What the letter must tell you
Federal rules dictate what a recall notice has to include, so every legitimate notice covers the same ground. There are five parts worth finding immediately. The defect, in plain terms. The safety risk it creates, meaning what could actually happen. The remedy, meaning what will be done to fix it and confirmation that it is free. What you should do, including how to schedule the repair. And the campaign number, the unique identifier for this specific recall.
Start with the risk, not the defect
The defect description can be technical, but the risk statement is written to be understood. It will say something like the part can fail and cause a loss of steering, or the component can overheat and increase the risk of a fire. Read that first, because it tells you how urgently to act. A risk of fire or loss of control means schedule now. A less severe risk still deserves attention but gives you more room to plan.

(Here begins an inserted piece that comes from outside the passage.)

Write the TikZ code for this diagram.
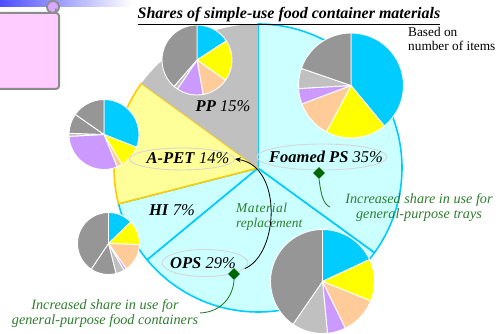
\documentclass[tikz,border=0pt]{standalone}
\usepackage{fontspec}
\setmainfont{Liberation Serif}
\usetikzlibrary{arrows.meta,shapes.geometric}

\definecolor{pcyan}{HTML}{00CCFF}
\definecolor{pyellow}{HTML}{FFFF00}
\definecolor{ppeach}{HTML}{FFCC99}
\definecolor{plav}{HTML}{CC99FF}
\definecolor{plgray}{HTML}{C0C0C0}
\definecolor{pdgray}{HTML}{969696}
\definecolor{seccyan}{HTML}{CCFFFF}
\definecolor{secyellow}{HTML}{FFFF99}
\definecolor{secorange}{HTML}{FFCC00}
\definecolor{notegreen}{HTML}{2E7D2E}
\definecolor{diamgreen}{HTML}{006600}
\definecolor{scrollpink}{HTML}{FFCCFF}
\definecolor{scrollrim}{HTML}{8C8C8C}
\definecolor{ringgray}{HTML}{D6D6D6}
\definecolor{bandblue}{HTML}{4D4DFF}

% one wedge of a small pie: centre x, centre y, radius, start angle, end angle, colour
\newcommand{\pieslice}[6]{%
  \filldraw[fill=#6, draw=white, line width=0.9pt, line join=round]
    (#1,#2) -- ++(#4:#3pt) arc[start angle=#4, end angle=#5, radius=#3pt] -- cycle;}

\tikzset{
  sector/.style={line width=1.6pt, line join=round},
  share/.style={font=\fontsize{16.5}{18}\selectfont, inner sep=0pt},
  ring/.style={ellipse, draw=ringgray, line width=0.9pt, inner sep=0pt},
  note/.style={font=\fontsize{14.2}{15}\selectfont\itshape, text=notegreen, align=center, inner sep=0pt},
  marker/.style={diamond, fill=diamgreen, minimum width=12pt, minimum height=12pt, inner sep=0pt},
  lead/.style={draw=notegreen, line width=0.9pt},
}

\begin{document}
\begin{tikzpicture}[x=1pt, y=1pt]
\useasboundingbox (0,0) rectangle (499,334);

% header band and scroll
\shade[left color=bandblue, right color=white] (0,327) rectangle (132,334);
\filldraw[fill=scrollpink, draw=scrollrim, line width=2pt, rounded corners=3pt]
  (-4,321) -- (48,321) -- (59,321) -- (59,245) -- (-4,245) -- cycle;
\filldraw[fill=plav!70!scrollpink, draw=scrollrim, line width=1.8pt] (53,327) circle (6);
\draw[scrollrim, line width=1.5pt] (47,321) -- (53,321) arc[start angle=-90, end angle=30, radius=3pt];

% main pie
\coordinate (O) at (258,166);
\filldraw[sector, fill=seccyan, draw=pcyan] (O) -- ++(-36:144pt) arc[start angle=-36, end angle=-140.4, radius=144pt] -- cycle;
\filldraw[sector, fill=seccyan, draw=pcyan] (O) -- ++(-140.4:144pt) arc[start angle=-140.4, end angle=-165.6, radius=144pt] -- cycle;
\filldraw[sector, fill=seccyan, draw=pcyan] (O) -- ++(90:144pt) arc[start angle=90, end angle=-36, radius=144pt] -- cycle;
\filldraw[sector, fill=secyellow, draw=secorange] (O) -- ++(-165.6:144pt) arc[start angle=-165.6, end angle=-216, radius=144pt] -- cycle;
\fill[plgray] (O) -- ++(144:144pt) arc[start angle=144, end angle=90, radius=144pt] -- cycle;

% PP breakdown
\pieslice{197}{274}{35}{90}{33}{pcyan}
\pieslice{197}{274}{35}{33}{-35.5}{pyellow}
\pieslice{197}{274}{35}{-35.5}{-80}{ppeach}
\pieslice{197}{274}{35}{-80}{-124}{plav}
\pieslice{197}{274}{35}{-124}{-131}{plgray}
\pieslice{197}{274}{35}{-131}{-270}{pdgray}

% Foamed PS breakdown
\pieslice{351}{248.5}{52.5}{90}{-50.5}{pcyan}
\pieslice{351}{248.5}{52.5}{-50.5}{-118}{pyellow}
\pieslice{351}{248.5}{52.5}{-118}{-159.4}{ppeach}
\pieslice{351}{248.5}{52.5}{-159.4}{-176.7}{plav}
\pieslice{351}{248.5}{52.5}{-176.7}{-199}{plgray}
\pieslice{351}{248.5}{52.5}{-199}{-270}{pdgray}

% A-PET breakdown
\pieslice{104}{199.5}{35}{90}{-21.5}{pcyan}
\pieslice{104}{199.5}{35}{-21.5}{-59}{pyellow}
\pieslice{104}{199.5}{35}{-59}{-68}{ppeach}
\pieslice{104}{199.5}{35}{-68}{-177}{plav}
\pieslice{104}{199.5}{35}{-177}{-182}{plgray}
\pieslice{104}{199.5}{35}{-182}{-215}{pdgray}
\pieslice{104}{199.5}{35}{-215}{-270}{pdgray}

% HI breakdown
\pieslice{108.5}{90.5}{31}{90}{44}{pcyan}
\pieslice{108.5}{90.5}{31}{44}{-2}{pyellow}
\pieslice{108.5}{90.5}{31}{-2}{-55}{ppeach}
\pieslice{108.5}{90.5}{31}{-55}{-60}{plav}
\pieslice{108.5}{90.5}{31}{-60}{-76}{plgray}
\pieslice{108.5}{90.5}{31}{-76}{-124}{pdgray}
\pieslice{108.5}{90.5}{31}{-124}{-270}{pdgray}

% OPS breakdown
\pieslice{322.5}{52.5}{52}{90}{25}{pcyan}
\pieslice{322.5}{52.5}{52}{25}{-22}{pyellow}
\pieslice{322.5}{52.5}{52}{-22}{-64}{ppeach}
\pieslice{322.5}{52.5}{52}{-64}{-84.5}{plav}
\pieslice{322.5}{52.5}{52}{-84.5}{-124.6}{plgray}
\pieslice{322.5}{52.5}{52}{-124.6}{-270}{pdgray}

% title and note
\node[font=\fontsize{16}{18}\selectfont\bfseries\itshape, inner sep=0pt] (title) at (289,318)
  {\underline{Shares of simple-use food container materials}};
\node[font=\fontsize{13.3}{14.5}\selectfont, align=left, anchor=north west, inner sep=0pt] (basis) at (408,307)
  {Based on\\number of items};

% share labels
\node[ring, minimum width=130pt, minimum height=26pt] (psring) at (322,177) {};
\node[ring, minimum width=105pt, minimum height=22pt] (apetring) at (182,175) {};
\node[ring, minimum width=86pt, minimum height=27pt] (opsring) at (205,71) {};

\node[share] (pslab) at (326,177) {\textbf{\textit{Foamed PS}} \textit{35\%}};
\node[share] (pplab) at (223,228) {\textbf{\textit{PP}} \textit{15\%}};
\node[share] (apetlab) at (188,176) {\textbf{\textit{A-PET}} \textit{14\%}};
\node[share] (hilab) at (172,124) {\textbf{\textit{HI}} \textit{7\%}};
\node[share] (opslab) at (203,71) {\textbf{\textit{OPS}} \textit{29\%}};

% material replacement arrow
\node[note, font=\fontsize{13.5}{14.5}\selectfont\itshape, align=left, anchor=west] (repl) at (236,117)
  {{\addfontfeatures{LetterSpace=4}Material}\\replacement};
\draw[line width=0.8pt, -{Stealth[length=6pt, width=5pt]}]
  (opsring.-8) .. controls (279,80) and (283,168) .. (apetring.east);

% call-outs
\node[marker] (psmark) at (319,161) {};
\node[marker] (opsmark) at (234,60) {};
\node[note] (traynote) at (419,126) {Increased share in use for\\general-purpose trays};
\node[note] (foodnote) at (105,20) {Increased share in use for\\general-purpose food containers};
\coordinate (trayend) at (330,127);
\coordinate (foodend) at (200,21);
\draw[lead] (psmark.south) .. controls (321,140) and (323,130) .. (trayend);
\draw[lead] (opsmark.south) .. controls (233,38) and (222,22) .. (foodend);
\end{tikzpicture}
\end{document}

Check the remedy and the timing
The remedy section confirms the repair is free and describes what will be done. It also often addresses parts availability. If parts are ready, it tells you to call a dealer and schedule. If parts are still being produced, the letter may be an interim notice telling you a second letter will follow when parts arrive. Interim notices sometimes include a temporary safety measure to follow in the meantime, so do not skim past that part.
Confirm it is real
Recall scams exist. A genuine notice comes from the manufacturer or NHTSA, references a real campaign number, and never asks for money. If anything about a letter feels off, do not call the phone number printed on it. Instead, go to nhtsa.gov/recalls, enter your VIN, and see whether the same recall shows up there. If the campaign matches, the letter is real and you can proceed. If nothing matches, treat the letter with suspicion.
The short version
A recall letter is a structured document, not junk mail. Find the risk statement to judge urgency, note the campaign number, confirm the repair is free, and check whether parts are ready or a second letter is coming. Verify anything doubtful by matching the campaign number to your VIN at the official NHTSA site. Two minutes of reading turns a confusing envelope into a clear next step.